Inflection, a well-funded AI startup aiming to create “personal AI for everyone,” has taken the wraps off the large language model powering its Pi conversational agent. It’s hard to evaluate the quality of these things in any way, let alone objectively and systematically, but a little competition is a good thing.
Inflection-1, as the model is called, is of roughly GPT-3.5 (AKA ChatGPT) size and capabilities — as measured in the computing power used to train them. The company claims that it’s competitive or superior with other models on this tier, backing it up with a “technical memo” describing some benchmarks it ran on its model, GPT-3.5, LLaMA, Chinchilla, and PaLM-540B.
According to the results they published, Inflection-1 indeed performs well on various measures, like middle- and high-school level exam tasks (think biology 101) and “common sense” benchmarks (things like “if Jack throws the ball on the roof, and Jill throws it back down, where is the ball?”). It mainly falls behind on coding, where GPT-3.5 beats it handily and, for comparison, GPT-4 smokes the competition; OpenAI’s biggest model is well known to have been a huge leap in quality there, so it’s no surprise.
Inflection notes that it expects to publish results for a larger model comparable to GPT-4 and PaLM-2(L), but no doubt they are waiting until the results are worth publishing. At any rate Inflection-2 or Inflection-1-XL or whatever is in the oven but not quite baked.

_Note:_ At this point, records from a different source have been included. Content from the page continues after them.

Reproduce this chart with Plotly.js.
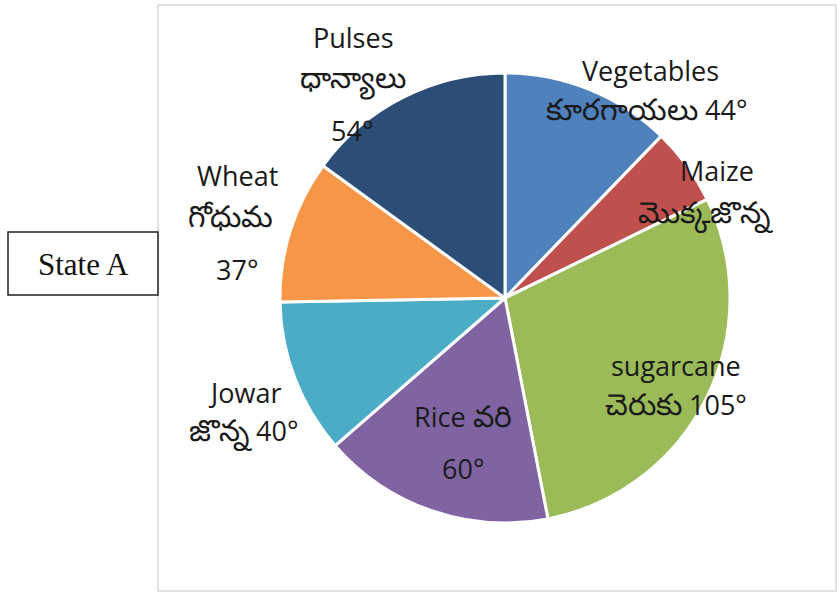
<!DOCTYPE html>
<html>
<head>
<meta charset="utf-8">
<script src="https://cdn.plot.ly/plotly-3.0.1.min.js"></script>
<style>html,body{margin:0;padding:0;background:#fff;}#chart{width:837px;height:595px;}</style>
</head>
<body>
<div id="chart"></div>
<script>
// Data (degrees of the circle), clockwise from 12 o'clock
const crops = ["Vegetables", "Maize", "sugarcane", "Rice", "Jowar", "Wheat", "Pulses"];
const cropsTelugu = ["కూరగాయలు", "మొక్కజొన్న", "చెరుకు", "వరి", "జొన్న", "గోధుమ", "ధాన్యాలు"];
const degrees = [44, 20, 105, 60, 40, 37, 54];
const colors = ["#4F81BD", "#C0504D", "#9BBB59", "#8064A2", "#4BACC6", "#F79646", "#2C4D75"];
const stateName = "State A";

const W = 837, H = 595;
const deg = i => degrees[i] + "°";
const te = i => '<span style="font-size:30px">' + cropsTelugu[i] + '</span>';

// label lines: [text, xpx, ypx]
const lines = [
  [crops[6], 353, 37], [te(6), 353, 78], [deg(6), 352, 130],
  [crops[0], 650, 70], [te(0) + " " + deg(0), 646, 108],
  [crops[1], 717, 170], [te(1), 706, 212],
  [crops[2], 676, 365], [te(2) + " " + deg(2), 676, 403],
  [crops[3] + " " + te(3), 463, 415], [deg(3), 463, 468],
  [crops[4], 244, 392], [te(4) + " " + deg(4), 243, 430],
  [crops[5], 237, 175], [te(5), 230, 215], [deg(5), 237, 270]
];

const annotations = lines.map(l => ({
  text: l[0], x: l[1] / W, y: 1 - l[2] / H, xref: "paper", yref: "paper",
  xanchor: "center", yanchor: "middle", showarrow: false,
  font: {family: "Open Sans, Noto Sans, sans-serif", size: 27, color: "#1a1a1a"}
}));
annotations.push({
  text: stateName, x: 83 / W, y: 1 - 264 / H, xref: "paper", yref: "paper",
  xanchor: "center", yanchor: "middle", showarrow: false,
  font: {family: "Liberation Serif, serif", size: 31, color: "#111"}
});

const cx = 505, cy = 298, r = 225;
const trace = {
  type: "pie",
  labels: crops,
  values: degrees,
  sort: false,
  direction: "clockwise",
  rotation: 0,
  textinfo: "none",
  hoverinfo: "label+value",
  marker: {colors: colors, line: {color: "#ffffff", width: 3}},
  domain: {x: [(cx - r) / W, (cx + r) / W], y: [(H - cy - r) / H, (H - cy + r) / H]},
  showlegend: false
};

const layout = {
  width: W, height: H,
  margin: {l: 0, r: 0, t: 0, b: 0},
  paper_bgcolor: "#ffffff",
  showlegend: false,
  annotations: annotations,
  shapes: [
    {type: "rect", xref: "paper", yref: "paper", x0: 158 / W, x1: 836 / W, y0: 1 - 591 / H, y1: 1 - 5 / H,
     line: {color: "#D9D9D9", width: 1.5}, fillcolor: "rgba(0,0,0,0)"},
    {type: "rect", xref: "paper", yref: "paper", x0: 8 / W, x1: 158 / W, y0: 1 - 295 / H, y1: 1 - 232 / H,
     line: {color: "#222", width: 1.5}, fillcolor: "#ffffff"}
  ]
};

Plotly.newPlot("chart", [trace], layout, {staticPlot: true});
</script>
</body>
</html>
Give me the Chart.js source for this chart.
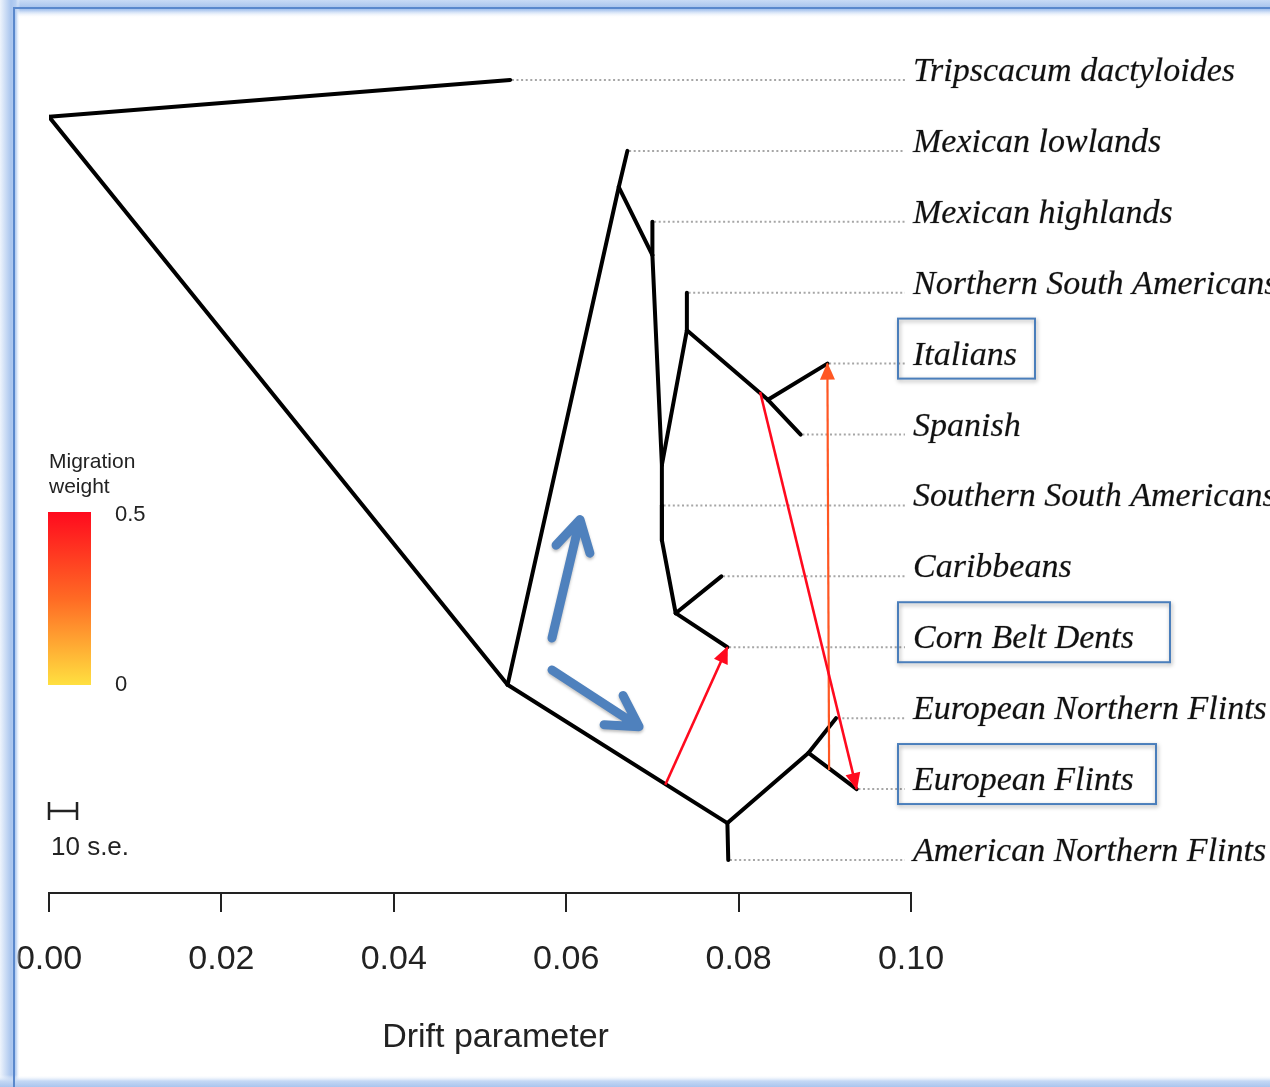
<!DOCTYPE html>
<html>
<head>
<meta charset="utf-8">
<title>TreeMix drift tree</title>
<script src="https://cdn.jsdelivr.net/npm/chart.js@4.4.1/dist/chart.umd.min.js"></script>
<style>
  html, body { margin: 0; padding: 0; background: #fff; }
  #wrap { width: 1270px; height: 1087px; position: relative; }
</style>
</head>
<body>
<div id="wrap"><canvas id="tree" width="1270" height="1087"></canvas></div>
<script>
// leaves, top to bottom; the row index is the vertical position in the tree
const leafNames = [
    'Tripscacum dactyloides', 'Mexican lowlands', 'Mexican highlands',
    'Northern South Americans', 'Italians', 'Spanish', 'Southern South Americans',
    'Caribbeans', 'Corn Belt Dents', 'European Northern Flints',
    'European Flints', 'American Northern Flints'
];
const leafDrift = [0.0535, 0.0671, 0.0700, 0.0740, 0.0903, 0.0872, 0.0711, 0.0780, 0.0787, 0.0913, 0.0937, 0.0788];

// internal nodes (drift from root, row position)
const nodeNames = ['root', 'A', 'B', 'C', 'D', 'E', 'F', 'G', 'H', 'I', 'J'];
const nodeDrift = [0.0000, 0.0532, 0.0661, 0.0700, 0.0711, 0.0740, 0.0834, 0.0711, 0.0727, 0.0787, 0.0881];
const nodeRow   = [0.52,   8.53,   1.51,   2.47,   5.43,   3.53,   4.51,   6.49,   7.52,   10.48,  9.49];

// tree edges, parent -> child
const edgeFrom = ['root', 'root', 'A', 'B', 'B', 'C', 'C', 'D', 'E', 'E', 'F', 'F', 'D', 'G', 'G', 'H', 'H', 'A', 'I', 'I', 'J', 'J'];
const edgeTo = ['Tripscacum dactyloides', 'A', 'B', 'Mexican lowlands', 'C', 'Mexican highlands', 'D',
    'E', 'Northern South Americans', 'F', 'Italians', 'Spanish', 'G', 'Southern South Americans', 'H',
    'Caribbeans', 'Corn Belt Dents', 'I', 'American Northern Flints', 'J', 'European Northern Flints', 'European Flints'];

// migration edges: start point on an edge -> target leaf, with weight
const migFromDrift = [0.0715, 0.0825, 0.0905];
const migFromRow = [9.94, 4.40, 9.73];
const migTo = ['Corn Belt Dents', 'European Flints', 'Italians'];
const migWeight = [0.5, 0.5, 0.3];

// x axis
const xTicks = [0, 0.02, 0.04, 0.06, 0.08, 0.10];
const xTitle = 'Drift parameter';
const dotEnd = 0.0993;

// highlighted populations (blue boxes)
const boxed = ['Italians', 'Corn Belt Dents', 'European Flints'];
const boxWidth = [137, 272, 258];

// hand drawn blue arrows (drift, row)
const blueFrom = [[0.05835, 7.87], [0.05835, 8.32]];
const blueTo = [[0.0616, 6.20], [0.06845, 9.12]];

const scaleBarDrift = 0.00325; // 10 s.e.

const pos = {};
leafNames.forEach((n, i) => pos[n] = {x: leafDrift[i], y: i});
nodeNames.forEach((n, i) => pos[n] = {x: nodeDrift[i], y: nodeRow[i]});

// weight -> colour, same ramp as the legend bar
function weightColor(w) {
    const stops = [[0, [255, 224, 64]], [0.25, [255, 106, 36]], [0.5, [255, 10, 30]]];
    for (let i = 1; i < stops.length; i++) {
        if (w <= stops[i][0]) {
            const t = (w - stops[i - 1][0]) / (stops[i][0] - stops[i - 1][0]);
            const c = stops[i - 1][1].map((v, k) => Math.round(v + (stops[i][1][k] - v) * t));
            return `rgb(${c[0]},${c[1]},${c[2]})`;
        }
    }
    return 'rgb(255,10,30)';
}

const datasets = [];

// dotted leaders to the labels
leafNames.forEach((n, i) => {
    datasets.push({
        data: [{x: leafDrift[i] + 0.0002, y: i}, {x: dotEnd, y: i}],
        borderColor: '#a6a6a6', borderWidth: 2, borderDash: [2, 2.6],
        showLine: true, pointRadius: 0, order: 3
    });
});

// tree branches
edgeFrom.forEach((p, i) => {
    datasets.push({
        data: [pos[p], pos[edgeTo[i]]],
        borderColor: '#000', borderWidth: 4, borderCapStyle: 'round',
        showLine: true, pointRadius: 0, order: 2
    });
});

// migration edges
migTo.forEach((t, i) => {
    datasets.push({
        data: [{x: migFromDrift[i], y: migFromRow[i]}, pos[t]],
        borderColor: weightColor(migWeight[i]), borderWidth: migWeight[i] >= 0.5 ? 2.6 : 2.2,
        showLine: true, pointRadius: 0, order: 1
    });
});

function arrowHead(ctx, x0, y0, x1, y1, len, half, color) {
    const a = Math.atan2(y1 - y0, x1 - x0);
    ctx.save();
    ctx.translate(x1, y1);
    ctx.rotate(a);
    ctx.beginPath();
    ctx.moveTo(1, 0);
    ctx.lineTo(-len, -half);
    ctx.lineTo(-len, half);
    ctx.closePath();
    ctx.fillStyle = color;
    ctx.fill();
    ctx.restore();
}

const treeDecor = {
    id: 'treeDecor',
    afterDatasetsDraw(chart) {
        const {ctx, scales: {x, y}} = chart;

        // arrow heads on migration edges
        migTo.forEach((t, i) => {
            arrowHead(ctx,
                x.getPixelForValue(migFromDrift[i]), y.getPixelForValue(migFromRow[i]),
                x.getPixelForValue(pos[t].x), y.getPixelForValue(pos[t].y),
                16, 7.5, weightColor(migWeight[i]));
        });

        // leaf labels
        const lx = x.getPixelForValue(0.1) + 2;
        ctx.save();
        ctx.font = 'italic 34px "Liberation Serif", "DejaVu Serif", serif';
        ctx.textBaseline = 'alphabetic';
        ctx.textAlign = 'left';
        ctx.fillStyle = '#111';
        ctx.strokeStyle = 'rgba(17,17,17,0.35)';
        ctx.lineWidth = 0.6;
        leafNames.forEach((n, i) => {
            const ty = y.getPixelForValue(i) + 1;
            ctx.fillText(n, lx, ty);
            ctx.strokeText(n, lx, ty);
        });
        ctx.restore();

        // blue boxes round highlighted labels
        ctx.save();
        ctx.strokeStyle = '#4a7ebb';
        ctx.lineWidth = 2;
        ctx.shadowColor = 'rgba(0,0,0,0.35)';
        ctx.shadowBlur = 4;
        ctx.shadowOffsetX = 1;
        ctx.shadowOffsetY = 2;
        boxed.forEach((n, i) => {
            const ly = y.getPixelForValue(leafNames.indexOf(n));
            ctx.strokeRect(lx - 15, ly - 45, boxWidth[i], 60);
        });
        ctx.restore();

        // blue annotation arrows
        ctx.save();
        ctx.strokeStyle = '#4f81bd';
        ctx.lineWidth = 9;
        ctx.lineCap = 'round';
        ctx.lineJoin = 'round';
        ctx.shadowColor = 'rgba(0,0,0,0.25)';
        ctx.shadowBlur = 3;
        ctx.shadowOffsetY = 2;
        blueFrom.forEach((f, i) => {
            const x0 = x.getPixelForValue(f[0]), y0 = y.getPixelForValue(f[1]);
            const x1 = x.getPixelForValue(blueTo[i][0]), y1 = y.getPixelForValue(blueTo[i][1]);
            const a = Math.atan2(y1 - y0, x1 - x0);
            const arm = 35, spread = 0.52;
            ctx.beginPath();
            ctx.moveTo(x0, y0);
            ctx.lineTo(x1 - 4 * Math.cos(a), y1 - 4 * Math.sin(a));
            ctx.moveTo(x1 - arm * Math.cos(a - spread), y1 - arm * Math.sin(a - spread));
            ctx.lineTo(x1, y1);
            ctx.lineTo(x1 - arm * Math.cos(a + spread), y1 - arm * Math.sin(a + spread));
            ctx.stroke();
        });
        ctx.restore();

        // migration weight legend
        ctx.save();
        const grad = ctx.createLinearGradient(0, 512, 0, 685);
        grad.addColorStop(0, weightColor(0.5));
        grad.addColorStop(0.5, weightColor(0.25));
        grad.addColorStop(1, weightColor(0));
        ctx.fillStyle = grad;
        ctx.fillRect(48, 512, 43, 173);
        ctx.fillStyle = '#222';
        ctx.font = '21px "Liberation Sans", Arial, sans-serif';
        ctx.textBaseline = 'alphabetic';
        ctx.fillText('Migration', 49, 468);
        ctx.fillText('weight', 49, 493);
        ctx.font = '22px "Liberation Sans", Arial, sans-serif';
        ctx.textBaseline = 'middle';
        ctx.fillText('0.5', 115, 515);
        ctx.fillText('0', 115, 685);

        // scale bar
        const s0 = x.getPixelForValue(0), s1 = x.getPixelForValue(scaleBarDrift);
        ctx.strokeStyle = '#222';
        ctx.lineWidth = 2.5;
        ctx.beginPath();
        ctx.moveTo(s0, 811); ctx.lineTo(s1, 811);
        ctx.moveTo(s0, 802); ctx.lineTo(s0, 820);
        ctx.moveTo(s1, 802); ctx.lineTo(s1, 820);
        ctx.stroke();
        ctx.font = '26px "Liberation Sans", Arial, sans-serif';
        ctx.textBaseline = 'alphabetic';
        ctx.fillText('10 s.e.', 51, 855);

        // axis title (R centres it on the full plot region, a bit right of the axis middle)
        ctx.font = '34px "Liberation Sans", Arial, sans-serif';
        ctx.textAlign = 'center';
        ctx.textBaseline = 'middle';
        ctx.fillText(xTitle, x.getPixelForValue(0.0518), 1038);
        ctx.restore();
    },
    afterDraw(chart) {
        // window frame of the screenshot
        const {ctx} = chart;
        const W = chart.width, H = chart.height;
        ctx.save();
        let g = ctx.createLinearGradient(0, 0, 0, 18);
        g.addColorStop(0, '#c9dbf5');
        g.addColorStop(0.4, '#a9c5ee');
        g.addColorStop(0.55, '#a9c5ee');
        g.addColorStop(1, 'rgba(255,255,255,0)');
        ctx.fillStyle = g;
        ctx.fillRect(0, 0, W, 18);
        g = ctx.createLinearGradient(0, 0, 20, 0);
        g.addColorStop(0, '#eef4fc');
        g.addColorStop(0.55, '#a9c5ee');
        g.addColorStop(0.8, '#b8d0f2');
        g.addColorStop(1, 'rgba(255,255,255,0)');
        ctx.fillStyle = g;
        ctx.fillRect(0, 0, 20, H);
        g = ctx.createLinearGradient(0, H - 12, 0, H);
        g.addColorStop(0, 'rgba(255,255,255,0)');
        g.addColorStop(0.5, '#c4d8f4');
        g.addColorStop(1, '#a9c5ee');
        ctx.fillStyle = g;
        ctx.fillRect(0, H - 12, W, 12);
        ctx.fillStyle = '#5a88cc';
        ctx.fillRect(13, 7, W - 13, 2);
        ctx.fillRect(13, 7, 2, H - 7);
        ctx.restore();
    }
};

new Chart(document.getElementById('tree'), {
    type: 'scatter',
    data: {datasets: datasets},
    options: {
        responsive: false,
        animation: false,
        layout: {padding: {left: 49, right: 359, top: 0, bottom: 0}},
        elements: {line: {tension: 0}},
        plugins: {legend: {display: false}, tooltip: {enabled: false}},
        scales: {
            x: {
                type: 'linear',
                min: 0,
                max: 0.1,
                afterFit: (scale) => {
                    scale.height = 194;
                    // keep the edge labels from pushing the plot area inward
                    scale.paddingLeft = 0;
                    scale.paddingRight = 0;
                },
                afterBuildTicks: (scale) => { scale.ticks = xTicks.map(v => ({value: v})); },
                grid: {drawOnChartArea: false, drawTicks: true, tickLength: 19, color: '#222', lineWidth: 2},
                border: {display: true, color: '#222', width: 2},
                ticks: {
                    color: '#222',
                    padding: 27,
                    maxRotation: 0,
                    font: {family: '"Liberation Sans", Arial, sans-serif', size: 34},
                    callback: (v) => Number(v).toFixed(2)
                },
                title: {display: false}
            },
            y: {
                type: 'linear',
                reverse: true,
                min: -1.128,
                max: 11.466,
                display: false
            }
        }
    },
    plugins: [treeDecor]
});
</script>
</body>
</html>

So far the community hasn’t hasn’t formally divided AI models into the machine learning equivalent of boxing weight classes, but the concepts do map to one another quite well. You don’t expect a flyweight to go up against a heavyweight, they’re practically different sports. Same with AI models: a small one isn’t as capable as a large one, but the small one runs efficiently on a phone while the large one requires a datacenter. It’s an apples to oranges thing.
It’s still too early to attempt such a thing, since the field is still comparatively young and there’s no real consensus on what sizes and shapes of AI model should be considered of a feather.
Ultimately for most of these models the proof of the pudding is in the tasting, of course, and until Inflection opens up its model to widespread use and independent evaluation, all its vaunted benchmarks must be taken with a grain of salt. If you want to give Pi a shot, you can just add it on one of your messaging apps, or chat with it online here.